How, then, can an author create a cozy mystery that involves a ghastly murder by an evil, contemptible individual without using profanity or showing the perpetrator disemboweling a cuddly kitten? The following are some examples of how talented authors have accomplished the task with style:

•    The body is discovered, but the murder isn’t witnessed by the sleuth. It could be inside an empty house that’s for sale (Murder in Merino by Sally Goldenbaum), in a stream near a charming resort (The Cat Who Went Up the Creek by Lilian Jackson Braun), in a claw foot bathtub (Her Royal Spyness by Rhys Bowen), floating down a millstream outside of a quaint Scottish village (Weeping on Wednesday by Lois Meade), on a bed in an upstairs bedroom of an English manor (The Seven Dials Mystery by Agatha Christie), in a hot tub at a woodsy resort in Canada (A Killer Retreat by Tracy Weber), or in a room at a destination wedding in Mexico (Dizzy in Durango by D.R. Ransdell).
•    A character is described as having empty eyes, a false smile that doesn’t reach the eyes, a sneer, or a calculating squint—foreshadowing that gives the reader an impression of someone not to trust. The reader doesn’t see the person doing anything bloody. The description could be there to create a red herring.
•    An animal or small child recoils from one of the suspects even though that person smiles or acts friendly. (The Cat Who . . . books accomplish this very well. The sleuth notices Ko Ko’s peculiar attitudes towards people but doesn’t give them credence until the end when the clues come together).
•    A character is seen doing something suspicious—following in a car, hiding behind a newspaper, peeking through a window, etc.
•    The perpetrator of the crime pretends to be a good, solid citizen.
•    The perpetrators are not too bright and blurt mispronunciations or silly remarks rather than swear words.
•    If there is a climax where a character is captured by the criminal, the language is described as indecent, vile, foul, ear-burning, gutter language, swearing a blue streak, expressions the good guys have never even heard, etc. but never spelled out.
•    Euphemisms (heck, dang) or symbols (@#%*) are used when an innocent character blows up.
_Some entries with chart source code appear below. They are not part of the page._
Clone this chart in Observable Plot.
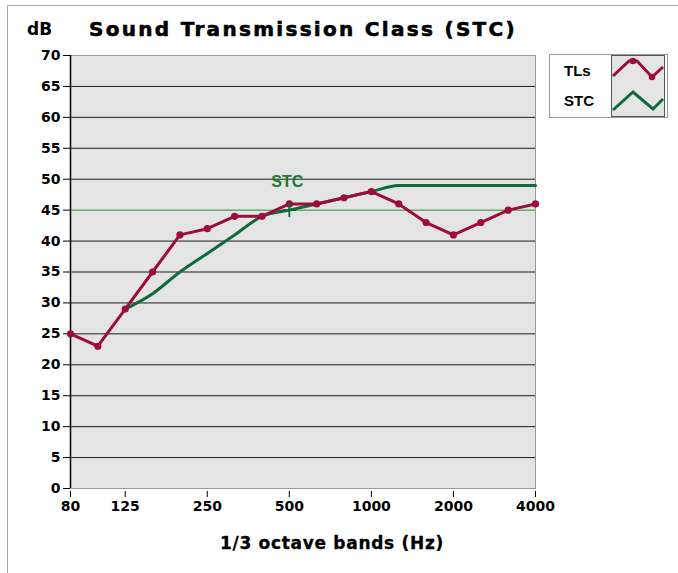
<!DOCTYPE html>
<html>
<head>
<meta charset="utf-8">
<script src="https://cdn.jsdelivr.net/npm/d3@7"></script>
<script src="https://cdn.jsdelivr.net/npm/@observablehq/plot@0.6"></script>
<style>
  html, body { margin: 0; padding: 0; background: #fff; }
  #wrap { position: relative; width: 678px; height: 573px; overflow: hidden; font-family: "DejaVu Sans", sans-serif; }
  #outer { position: absolute; left: 7px; top: 5px; width: 680px; height: 580px; border-left: 1px solid #a8a8a8; border-top: 1px solid #a8a8a8; }
  #chart { position: absolute; left: 0; top: 0; }
  .t { position: absolute; white-space: nowrap; font-weight: bold; color: #000; }
  #legend { position: absolute; left: 549px; top: 54px; width: 119px; height: 64px; box-sizing: border-box; border: 1px solid #9a9a9a; background: #fff; }
  .lg { position: absolute; font-family: "Liberation Sans", Arial, sans-serif; font-weight: bold; font-size: 15px; line-height: 15px; }
</style>
</head>
<body>
<div id="wrap">
  <div id="outer"></div>
  <div id="chart"></div>
  <div class="t" id="dbl" style="left:27px; top:20px; font-size:17px; line-height:19px;">dB</div>
  <div class="t" id="title" style="left:89px; top:19px; font-size:20px; line-height:20px; letter-spacing:2.3px; -webkit-text-stroke:0.6px #000;">Sound Transmission Class (STC)</div>
  <div class="t" id="xlabel" style="left:0; width:664px; text-align:center; top:534px; font-size:17px; line-height:18px; letter-spacing:0.7px; -webkit-text-stroke:0.3px #000;">1/3 octave bands (Hz)</div>
  <div id="legend">
    <div class="lg" style="left:14px; top:8px;">TLs</div>
    <div class="lg" style="left:14px; top:38px;">STC</div>
  </div>
</div>
<script>
// ---- data ----
const bands = [80, 100, 125, 160, 200, 250, 315, 400, 500, 630, 800, 1000, 1250, 1600, 2000, 2500, 3150, 4000];
const tlValues = [25, 23, 29, 35, 41, 42, 44, 44, 46, 46, 47, 48, 46, 43, 41, 43, 45, 46];
const stcContour = [null, null, 29, 31.5, 35, 38, 41, 44, 45, 46, 47, 48, 49, 49, 49, 49, 49, 49];
const stcRating = 45;
const stcRefBand = 500;
const xTickLabels = [80, 125, 250, 500, 1000, 2000, 4000];
const yTicks = [0, 5, 10, 15, 20, 25, 30, 35, 40, 45, 50, 55, 60, 65, 70];

const maroon = "#9c0c3c";
const green = "#0e6b38";
const lightGreen = "#2f8f2f";

const tl = bands.map((b, i) => ({i, band: b, v: tlValues[i]}));
const stc = bands.map((b, i) => ({i, band: b, v: stcContour[i]})).filter(d => d.v != null);
const xTickIdx = xTickLabels.map(v => bands.indexOf(v));
const refIdx = bands.indexOf(stcRefBand);

const chart = Plot.plot({
  width: 678,
  height: 573,
  marginLeft: 70,
  marginRight: 143,
  marginTop: 55,
  marginBottom: 85,
  x: {domain: [0, bands.length - 1]},
  y: {domain: [0, 70]},
  style: {background: "transparent", fontFamily: "DejaVu Sans", fontSize: "14px", fontWeight: "bold", color: "#000", overflow: "visible"},
  marks: [
    Plot.frame({fill: "#e4e4e4", stroke: "#9a9a9a"}),
    Plot.ruleY(yTicks.filter(v => v > 0 && v < 70 && v !== stcRating), {stroke: "#1e1e1e", strokeWidth: 1}),
    Plot.ruleY([stcRating], {stroke: lightGreen, strokeWidth: 1}),
    Plot.ruleX([0], {stroke: "#000", strokeWidth: 1.5}),
    Plot.axisY({ticks: yTicks, tickSize: 7, tickPadding: 3, label: null, stroke: "#000"}),
    Plot.axisX({ticks: xTickIdx, tickFormat: i => String(bands[i]), tickSize: 6, tickPadding: 4, dy: 3, label: null, stroke: "#000"}),
    Plot.line(stc, {x: "i", y: "v", stroke: green, strokeWidth: 3, curve: "monotone-x"}),
    Plot.line(tl, {x: "i", y: "v", stroke: maroon, strokeWidth: 3}),
    Plot.dot(tl, {x: "i", y: "v", r: 3.6, fill: maroon}),
    Plot.dot([{i: refIdx, v: stcRating}], {x: "i", y: "v", symbol: "plus", r: 4.5, stroke: green, strokeWidth: 1.8}),
    Plot.text([{i: refIdx, v: stcRating}], {x: "i", y: "v", text: () => "STC", dy: -23, dx: -2, lineAnchor: "bottom", fill: "#1b7a2d", fontSize: 16, fontWeight: "bold", fontFamily: "Liberation Sans"})
  ]
});
document.getElementById("chart").appendChild(chart);

// legend swatch (decorative)
const sw = d3.select("#wrap").append("svg")
  .style("position", "absolute").style("left", "611px").style("top", "55px")
  .attr("width", 54).attr("height", 62);
sw.append("rect").attr("x", 0.5).attr("y", 0.5).attr("width", 53).attr("height", 61)
  .attr("fill", "#e4e4e4").attr("stroke", "#555");
sw.append("polyline").attr("points", "2,21 18,6 26,6 41,22 52,12")
  .attr("fill", "none").attr("stroke", maroon).attr("stroke-width", 3);
sw.selectAll("circle.m").data([[22,6],[41,22]]).join("circle")
  .attr("cx", d => d[0]).attr("cy", d => d[1]).attr("r", 3.3).attr("fill", maroon);
sw.append("polyline").attr("points", "2,55 22,37 42,54 52,44")
  .attr("fill", "none").attr("stroke", green).attr("stroke-width", 3);
</script>
</body>
</html>
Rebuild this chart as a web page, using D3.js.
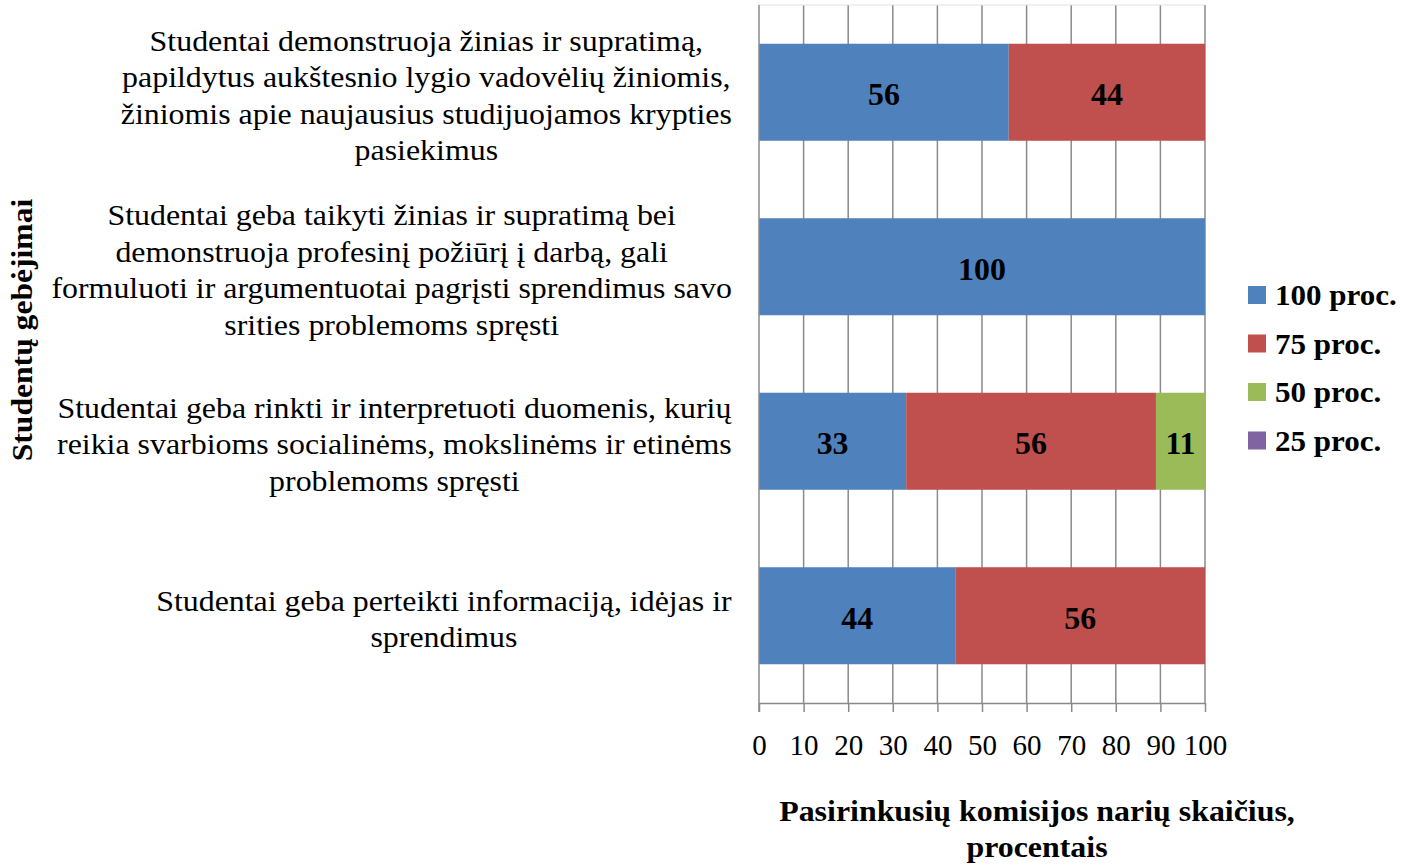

In my cozy Psycho Cat and the Landlady Mystery series, I use several of these devices. The thieves and murderers in CATastrophic Connections pretend to be friends until the climax. At that point, one of them lets loose with a couple of mild cuss words.

Psycho Cat discovers a skeleton in the attic in FURtive Investigation. The reader follows Beth, the sleuth, as she digs into the cold case, but the reader doesn’t know who the killer is until the end. Her suspects pretend to be upstanding citizens.

Children and immigrants with special problems complicate Beth’s sleuthing in Nine LiFelines. Suspects are in jail, don’t speak English well, or act like friends. There’s no off-color language, only some foreign languages.

What do you think? Do you like charming stories that use clean language or do you want the bad guys to be depicted using street language?


Joyce Ann Brown, the author of the Psycho Cat and the Landlady Mystery series, set in Kansas City, was a librarian, a landlady, and a realtor before becoming a short story and novel writer. She also has two mischievous cats.

Her actual tenants have never disappeared, murdered, or been murdered. Nor have any of them found a skeleton in the attic. Joyce has never solved a crime. Moose and Chloe, her cats, haven’t sniffed out a mystery, at least not yet.

Joyce spends her days writing (with a few breaks for tennis, walking, and book clubs) so that Beth, the landlady in the series, and Sylvester, the Psycho Cat, can make up for her real-life lack of excitement in a big way.